The Loneliest Office in Minneapolis
Tim Olson’s office is unusually tough to reach. And yet, the 37-year Mortenson construction veteran works right across the street from me. In fact, from my window, I can see Olson’s window—Hi, Tim!
The challenge lies not in the distance between Tim’s desk and mine, but in the vertical drop. That’s because Tim Olson’s butt spends most of every weekday on a seat 235 feet above street level in a soaring yellow tower crane.
Ever since last March, when Mortenson erected the 250-foot-plus yellow crane at the rear of the new Public Service Building construction site, we’ve watched its herculean mass move literal mountains—of debris, beams, construction workers (in secure tram buckets, of course), etc. Sometimes when we should have been working, we instead watched Olson work, slack-jawed at both the speed and precision he used to control the boom. No less jaw-slackening is the fact that every day, he scales up there to conduct this construction orchestra. We needed to meet him.
Fast-forward to a snowy, single-digit Monday in early December. I’m on the phone with Olson during his lunch break. He’s in the crane—he’ll go on to tell me that he stays up there all day—above the site, which is kitty-corner from City Hall. I’m in Mortenson’s site office a block away.
Before this, I was on my way to meet Olson in the crane. That’s what I first pitched to Mortenson. And, flabbergastingly, that’s what the company agreed to let me do.

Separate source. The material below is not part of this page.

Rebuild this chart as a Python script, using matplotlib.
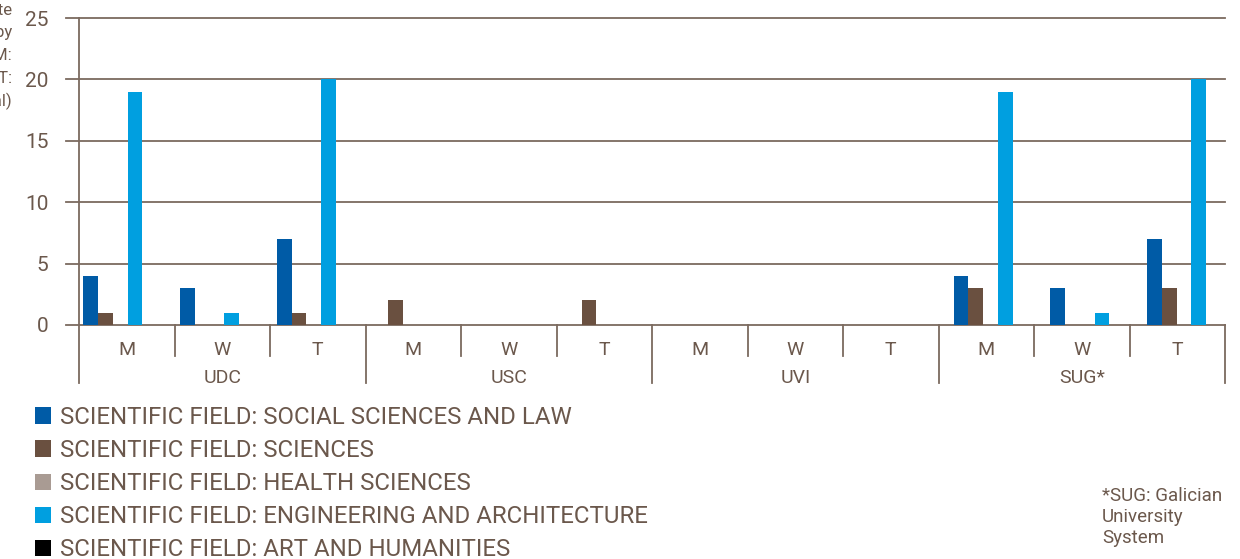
import matplotlib
matplotlib.use("Agg")
import matplotlib.pyplot as plt
import matplotlib.transforms as mtrans
import numpy as np

plt.rcParams['font.family'] = ['Roboto', 'DejaVu Sans']

# データ
groups = ["UDC", "USC", "UVI", "SUG*"]
subgroups = ["M", "W", "T"]
series_names = [
    "SCIENTIFIC FIELD: SOCIAL SCIENCES AND LAW",
    "SCIENTIFIC FIELD: SCIENCES",
    "SCIENTIFIC FIELD: HEALTH SCIENCES",
    "SCIENTIFIC FIELD: ENGINEERING AND ARCHITECTURE",
    "SCIENTIFIC FIELD: ART AND HUMANITIES",
]
social = [4, 3, 7, 0, 0, 0, 0, 0, 0, 4, 3, 7]
sciences = [1, 0, 1, 2, 0, 2, 0, 0, 0, 3, 0, 3]
health = [0, 0, 0, 0, 0, 0, 0, 0, 0, 0, 0, 0]
engineering = [19, 1, 20, 0, 0, 0, 0, 0, 0, 19, 1, 20]
art = [0, 0, 0, 0, 0, 0, 0, 0, 0, 0, 0, 0]
yticks = [0, 5, 10, 15, 20, 25]

colors = ["#005ba6", "#6a5040", "#a99b93", "#009fe0", "#000000"]
txt_color = "#6b584c"
line_color = "#7b6a5f"

W, H = 1240, 559
fig = plt.figure(figsize=(W / 100, H / 100), dpi=100)
ax_l, ax_r, ax_t, ax_b = 79, 1225, 18, 325
ax = fig.add_axes([ax_l / W, 1 - ax_b / H, (ax_r - ax_l) / W, (ax_b - ax_t) / H])

n = len(social)
x = np.arange(n)
w = 0.152
handles = []
for i, vals in enumerate([social, sciences, health, engineering, art]):
    b = ax.bar(x + (i - 2) * w - 0.06, vals, width=w, color=colors[i], zorder=3)
    handles.append(b)

# バーの間隔はカテゴリ区切りより少し広い
ax.set_xlim(-0.486, 11.365)
ax.set_ylim(0, 25)
ax.set_yticks(yticks)
ax.set_yticklabels([str(t) for t in yticks], fontsize=15, color=txt_color)
ax.tick_params(axis='y', length=0, pad=22)
ax.set_xticks([])
for s in ["top", "right", "bottom", "left"]:
    ax.spines[s].set_visible(False)

# グリッド線 (軸の左まで伸ばす)
gtrans = mtrans.blended_transform_factory(ax.transAxes, ax.transData)
for t in yticks:
    ax.plot([-13 / (ax_r - ax_l), 1], [t, t], color=line_color, lw=1.3,
            transform=gtrans, clip_on=False, zorder=2)

# 縦線 (カテゴリ区切り)
h_px = ax_b - ax_t
for k in range(n + 1):
    xf = k / n
    if k % 3 == 0:
        y0 = -(383 - ax_b) / h_px
        top = 1.0 if k == 0 else 0.0
    else:
        y0 = -(356 - ax_b) / h_px
        top = 0.0
    ax.plot([xf, xf], [y0, top], color=line_color, lw=1.3, transform=ax.transAxes,
            clip_on=False, zorder=2)

# ラベル
for k in range(n):
    ax.text((k + 0.5) / n, -(350 - ax_b) / h_px, subgroups[k % 3], transform=ax.transAxes,
            ha='center', va='center', fontsize=14, color=txt_color)
for g, name in enumerate(groups):
    ax.text((g * 3 + 1.5) / n, -(378 - ax_b) / h_px, name, transform=ax.transAxes,
            ha='center', va='center', fontsize=14, color=txt_color)

# 凡例
leg = fig.legend(handles, series_names, loc='upper left', bbox_to_anchor=(35 / W, 1 - 406 / H),
                 frameon=False, fontsize=17.3, handlelength=0.68, handleheight=0.68,
                 handletextpad=0.35, labelspacing=0.42, borderaxespad=0, borderpad=0)
for t in leg.get_texts():
    t.set_color(txt_color)

# 注記
fig.text(1102 / W, 1 - 487 / H, "*SUG: Galician\nUniversity\nSystem", ha='left', va='top',
         fontsize=13.5, color=txt_color, linespacing=1.2)

# 切れた軸ラベル
fig.text(12 / W, 1 - 3 / H,
         "Theses with international doctorate\nmention, by\nscientific field and gender (M:\nMen, W: Women, T:\nTotal)",
         ha='right', va='top', fontsize=12, color=txt_color, linespacing=1.55)

fig.savefig("out.png", dpi=100)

I show up eager to make the climb. Dave Foley, a Mortenson exec, barely even glances at my signed safety waiver as he hands me a yellow vest, hard hat, and safety goggles.
There is no “How to Climb a Tower Crane” video. There is also no safety tether besides the one that connects my helmet to my jacket. Good news: My helmet will only fall if I go with it.
Foley walks me into the site, opens a plywood door near the back (labeled Door), and drops me off in the bottom of the crane. Now, all I have to do is what Tim Olson has done most every workday since I was playing with Tonka trucks.
“The crane operator called in sick,” he says of the day in the early 1980s that he first made the climb. It was another Minneapolis office building, but he can’t recall which—there have been a lot. “The supervisor came up and said, ‘Well, there’s the ladder. Tell me how it goes.’”
There’s the ladder. Tell me how it goes. I set about climbing the vertical steel ladder—akin to an old fire escape—one 40-foot expanse at a time. At the end of each segment lies a small, level platform. Before he made his quick exit from the crane chamber, Foley did relay Olson’s one bit of climbing advice: Use the rungs and take plenty of breaks. If I do that, I’m told, it will take me 30 minutes to arrive at the cab.
“I can get down in five minutes,” Olson says. “I’ve climbed it in seven.”
It takes me—a relatively fit guy 30 years Olson’s junior—that much time to scale just one segment.
Olson assures me later it’s really not about speed. “A guy told me years ago, ‘You don’t want to climb that crane so hard and so fast that you get up there and have a heart attack,’” he says. “You’re not going to do any good to anybody then.”
When Olson does make it up to the office, he doesn’t reward himself by relaxing with a coffee and enjoying the view. (He does count the latter as a perk of the gig.) No, Olson’s first job each day is performing a maintenance check. That includes walking a plank back to the fuse boxes out on the rear end and climbing another ladder up to a crow’s nest 20-plus feet above the cab.
Olson doesn’t romanticize any of this. He describes the crane simply as “just a tool to make everybody’s jobs faster and safer.”
I, on the other hand, am still climbing. When you’re in the rigging of the crane, it’s impossible to judge relative distance. The ground keeps getting farther away, while the cab doesn’t seem to get any closer. After 20 minutes, I arrive at a section of decking for a break. The rungs hold a thin sheen of snow, making my gloves wet and my hands numb. The wind whips through the scaffolding. Olson, meanwhile, swings loads around above me so the tower twists and groans.
I’m parallel with the steel skeleton of the seventh floor. Everything up here arrived via Olson. And now that what he’s built obstructs his views, he relies on radio directions from the ground to move the loads. That and a sixth sense, honed over decades.
He even moves the porta potties. The main tip here: “Make sure that when they hook onto them there’s nobody inside.”
I look up at the next 40-foot expanse of ladder, then down, and finally acknowledge what I’d secretly known since I grabbed the first rung: Not happening. I call Foley and begin my descent.
Twenty-five minutes later, I’m back at that plywood door, where Foley smirks. Ten minutes after that, I’m on the phone with Olson, who informs me that the crane I just failed to climb isn’t even tall.
“When we built the Wells Fargo Center—back then it was Norwest—that one, I think, was like 600 feet,” he says. “You really don’t notice it because you’re only like, what, 150 feet off the building. It just takes you longer to get the hook to the ground.”